Well, then imagine how you'd *live* (and vote) if you truly believed that *normal social life* was all about zero-sum conflicts of interest -- that each transaction under capitalism entailed someone gaining at someone else's expense. You'd conclude, logically, that economic winners were all rapacious predators and "robber barons." You'd conclude, logically, that to keep your soul, you'd have to sacrifice your prospects for economic well-being and do your work solely for the love of it, not for commercial success. You'd conclude, logically, that to keep the economic predators in check, you needed a powerful, highly regulatory government to suppress predatory "greed." You'd conclude, logically, that Marxism's "class warfare" worldview was valid -- as were Marx's proposed remedies -- which would explain the stubborn, indelible appeal of socialism, despite its epic, bloody failures wherever it is tried. 

If I'm right about this, then the *main* target of individualists' moral proselytizing ought to be the Zero-Sum Narrative, i.e., the belief in inherent conflicts of interest among people -- and not altruism per se, which is mainly an emotionally driven *reaction* to the zero-sum worldview.
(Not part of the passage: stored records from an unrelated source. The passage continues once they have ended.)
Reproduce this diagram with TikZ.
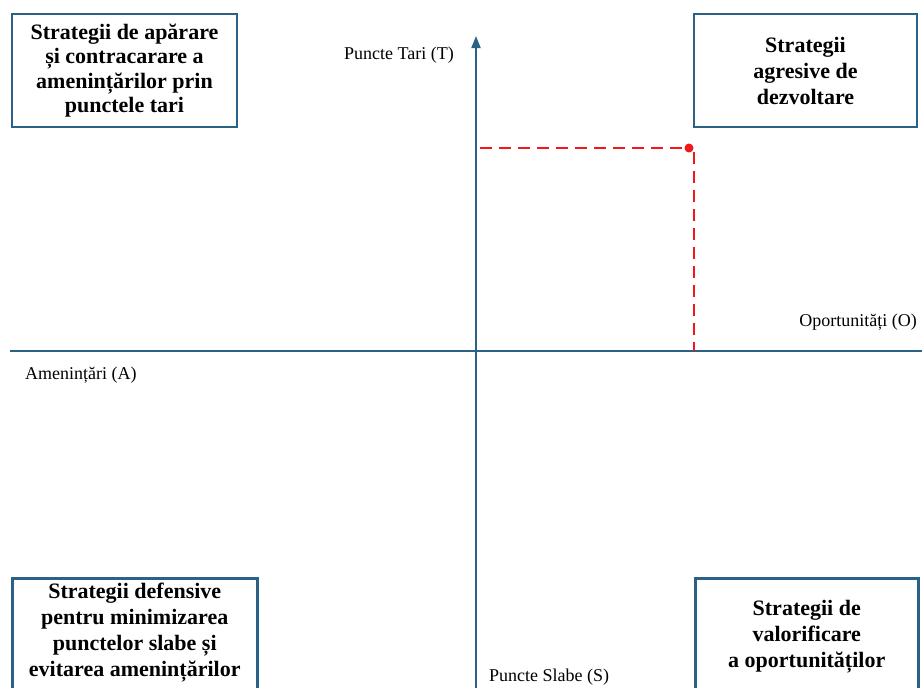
\documentclass[tikz,border=0pt]{standalone}
\usepackage{fontspec}
\setmainfont{Liberation Serif}
\usetikzlibrary{positioning, arrows.meta}
\definecolor{swotBlue}{RGB}{41, 98, 133}
\definecolor{swotRed}{RGB}{240, 24, 24}

\begin{document}
\begin{tikzpicture}[
    x=1pt, y=-1pt,
    box/.style={rectangle, draw=swotBlue, line width=2.5pt, align=center,
                font=\fontsize{22}{26}\selectfont\bfseries, inner sep=0pt},
    boxtext/.style={align=center, inner sep=0pt,
                font=\fontsize{22}{26}\selectfont\bfseries},
    axis/.style={draw=swotBlue, line width=1.8pt},
    lbl/.style={font=\fontsize{18}{20}\selectfont, inner sep=0pt},
    guide/.style={draw=swotRed, line width=2.2pt, dash pattern=on 12pt off 7pt},
  ]
    \useasboundingbox (0,0) rectangle (922,688);

    % axes
    \coordinate (origin) at (476,351);
    \coordinate (yTop) at (476,36);
    \coordinate (yBot) at (476,700);
    \coordinate (xLeft) at (10,351);
    \coordinate (xRight) at (930,351);
    \draw[axis] (xLeft) -- (xRight);
    \draw[axis, -{Triangle[length=12pt, width=9pt]}] (yBot) -- (yTop);

    % quadrant boxes
    \node[box, minimum width=225, minimum height=113, font=\fontsize{22}{24.5}\selectfont\bfseries]
         (TL) at (124.5,70.5)
         {Strategii de apărare\\și contracarare a\\amenințărilor prin\\punctele tari};
    \node[box, minimum width=223, minimum height=113] (TR) at (805.5,70.5)
         {Strategii\\agresive de\\dezvoltare};
    \node[box, minimum width=245, minimum height=130, anchor=north west] (BL) at (11,577) {};
    \node[boxtext, below=6pt of BL.north] (BLtext)
         {Strategii defensive\\pentru minimizarea\\punctelor slabe și\\evitarea amenințărilor};
    \node[box, minimum width=223, minimum height=130, anchor=north west] (BR) at (694,577) {};
    \node[boxtext, below=23pt of BR.north] (BRtext)
         {Strategii de\\valorificare\\a oportunităților};

    % axis labels
    \node[lbl, anchor=east] (T) at (454,55) {Puncte Tari (T)};
    \node[lbl, anchor=east] (O) at (917,322) {Oportunități (O)};
    \node[lbl, anchor=west] (A) at (25,375) {Amenințări (A)};
    \node[lbl, anchor=west] (S) at (489,677) {Puncte Slabe (S)};

    % position point
    \coordinate (P) at (689,148);
    \draw[guide] ([xshift=4pt]P -| origin) -- (P);
    \draw[guide] ([xshift=5pt, yshift=-4pt]P) -- ([xshift=5pt]P |- origin);
    \fill[swotRed] (P) circle (4.5pt);
\end{tikzpicture}
\end{document}
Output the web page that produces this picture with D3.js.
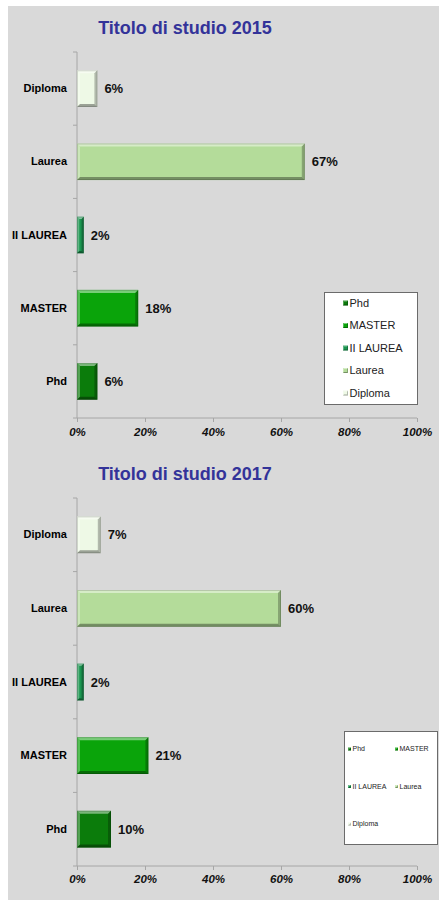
<!DOCTYPE html>
<html>
<head>
<meta charset="utf-8">
<script src="https://cdn.jsdelivr.net/npm/d3@7"></script>
<style>
  body { margin: 0; background: #fff; }
  svg { display: block; font-family: "Liberation Sans", Arial, sans-serif; }
</style>
</head>
<body>
<div id="chart"></div>
<script>
// data
var categories = ["Diploma", "Laurea", "II LAUREA", "MASTER", "Phd"];
var values2015 = [6, 67, 2, 18, 6];
var values2017 = [7, 60, 2, 21, 10];
var barColors = ["#eef9e6", "#b4dc9a", "#1b9650", "#0aa40a", "#0b7c0b"];
var legendOrder = ["Phd", "MASTER", "II LAUREA", "Laurea", "Diploma"];
var xTicks = [0, 20, 40, 60, 80, 100];

var W = 439, H = 900;

var svg = d3.select("#chart")
    .append("svg")
    .attr("width", W)
    .attr("height", H);

// grey plot background
svg.append("rect")
    .attr("x", 8).attr("y", 6)
    .attr("width", W - 8).attr("height", H - 6)
    .attr("fill", "#d9d9d9");

var color = d3.scaleOrdinal().domain(categories).range(barColors);
var x = d3.scaleLinear().domain([0, 100]).range([77, 417]);

// excel style bevel on a rect
function bevel(g, x0, y0, w, h, b) {
    b = Math.min(b, w / 3, h / 3);
    var pts = function(a) { return a.map(function(p) { return p.join(","); }).join(" "); };
    g.append("polygon")
	.attr("points", pts([[x0, y0], [x0 + w, y0], [x0 + w - b, y0 + b], [x0 + b, y0 + b]]))
	.attr("fill", "#fff").attr("fill-opacity", 0.45);
    g.append("polygon")
	.attr("points", pts([[x0, y0], [x0 + b, y0 + b], [x0 + b, y0 + h - b], [x0, y0 + h]]))
	.attr("fill", "#fff").attr("fill-opacity", 0.3);
    g.append("polygon")
	.attr("points", pts([[x0 + w, y0], [x0 + w, y0 + h], [x0 + w - b, y0 + h - b], [x0 + w - b, y0 + b]]))
	.attr("fill", "#000").attr("fill-opacity", 0.25);
    g.append("polygon")
	.attr("points", pts([[x0, y0 + h], [x0 + w, y0 + h], [x0 + w - b, y0 + h - b], [x0 + b, y0 + h - b]]))
	.attr("fill", "#000").attr("fill-opacity", 0.35);
}

function drawChart(cfg) {
    var g = svg.append("g");

    g.append("text")
	.attr("x", 185).attr("y", cfg.titleY)
	.attr("text-anchor", "middle")
	.attr("font-size", 18).attr("font-weight", "bold")
	.attr("fill", "#333399")
	.text(cfg.title);

    var y = d3.scaleBand().domain(categories).range([cfg.top, cfg.bottom]);

    // y axis: line, boundary ticks and labels
    g.append("line")
	.attr("x1", x(0)).attr("x2", x(0))
	.attr("y1", cfg.top).attr("y2", cfg.bottom)
	.attr("stroke", "#a6a6a6");
    g.selectAll(".ytick")
	.data(categories)
	.enter()
	.append("line")
	.attr("x1", x(0) - 4).attr("x2", x(0))
	.attr("y1", function(d) { return y(d); })
	.attr("y2", function(d) { return y(d); })
	.attr("stroke", "#a6a6a6");

    var yAxis = g.append("g")
	.attr("transform", "translate(" + x(0) + ",0)")
	.call(d3.axisLeft(y).tickSize(0).tickPadding(10));
    yAxis.select(".domain").remove();
    yAxis.selectAll("text")
	.attr("font-size", 11).attr("font-weight", "bold")
	.attr("font-family", "Liberation Sans, Arial, sans-serif")
	.attr("fill", "#000");

    // x axis
    var xAxis = g.append("g")
	.attr("transform", "translate(0," + cfg.bottom + ")")
	.call(d3.axisBottom(x).tickValues(xTicks)
	      .tickFormat(function(d) { return d + "%"; })
	      .tickSizeOuter(0).tickSize(4).tickPadding(cfg.tickPad));
    xAxis.select(".domain").attr("stroke", "#a6a6a6")
	.attr("d", "M" + (x(0) - 4) + ",0H" + x(100));
    xAxis.selectAll("line").attr("stroke", "#a6a6a6");
    xAxis.selectAll("text")
	.attr("font-size", 11.5).attr("font-weight", "bold").attr("font-style", "italic")
	.attr("font-family", "Liberation Sans, Arial, sans-serif")
	.attr("fill", "#111");

    // bars
    var bh = y.bandwidth() * 0.5;
    categories.forEach(function(c, i) {
	var v = cfg.values[i];
	var bx = x(0), by = y(c) + (y.bandwidth() - bh) / 2, bw = x(v) - x(0);
	var bg = g.append("g");
	bg.append("rect")
	    .attr("x", bx).attr("y", by)
	    .attr("width", bw).attr("height", bh)
	    .attr("fill", color(c));
	bevel(bg, bx, by, bw, bh, 3);
	bg.append("rect")
	    .attr("x", bx + 0.5).attr("y", by + 0.5)
	    .attr("width", bw - 1).attr("height", bh - 1)
	    .attr("fill", "none").attr("stroke", "#000").attr("stroke-opacity", 0.15);

	g.append("text")
	    .attr("x", x(v) + 7)
	    .attr("y", y(c) + y.bandwidth() / 2)
	    .attr("dy", "0.35em")
	    .attr("font-size", 13).attr("font-weight", "bold")
	    .attr("fill", "#111")
	    .text(v + "%");
    });

    // legend
    var L = cfg.legend;
    var lg = g.append("g");
    lg.append("rect")
	.attr("x", L.x).attr("y", L.y)
	.attr("width", L.w).attr("height", L.h)
	.attr("fill", "#fff").attr("stroke", "#6b6b6b");
    legendOrder.forEach(function(c, i) {
	var col = i % L.cols, row = Math.floor(i / L.cols);
	var lx = L.ix + col * L.colW, ly = L.iy + row * L.rowH;
	lg.append("rect")
	    .attr("x", lx).attr("y", ly - L.ms / 2)
	    .attr("width", L.ms).attr("height", L.ms)
	    .attr("fill", color(c));
	bevel(lg, lx, ly - L.ms / 2, L.ms, L.ms, 1);
	lg.append("text")
	    .attr("x", lx + L.ms + 1.5).attr("y", ly)
	    .attr("dy", "0.35em")
	    .attr("font-size", L.fs)
	    .attr("fill", "#222")
	    .text(c);
    });
}

drawChart({
    title: "Titolo di studio 2015", titleY: 34,
    values: values2015, top: 52, bottom: 418, tickPad: 6,
    legend: {x: 324.5, y: 292.5, w: 93, h: 112, cols: 1, colW: 0,
	     ix: 343, iy: 303, rowH: 22.5, ms: 5, fs: 11}
});

drawChart({
    title: "Titolo di studio 2017", titleY: 480,
    values: values2017, top: 498, bottom: 866, tickPad: 5,
    legend: {x: 344.5, y: 731.5, w: 93, h: 113, cols: 2, colW: 47,
	     ix: 348, iy: 749, rowH: 37.5, ms: 3, fs: 7}
});
</script>
</body>
</html>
We need to teach people that economic relationships in a free society are "win/win," not "win/lose." We need to teach what 19th-century thinker Frederic Bastiat labeled "Economic Harmonies." 

And we ought to teach that the "win/win" marketplace, based on voluntary, unforced trades, is the moral antithesis of the world of politics, where all relationships *are* in fact coercive, zero-sum, and "win/lose." We ought to teach that if you want a world that minimizes the coercive victimization of some people by others, then we need to keep relationships in the *private sector* -- that the *political sector* is the *last* place you should turn for solutions, and that politicians are the *last* people you should turn to as saviors. 

And that my friends is a very wise analysis of most of our societal problems, if you think this through for yourself.  Thank you ever so much Robert Bidinotto.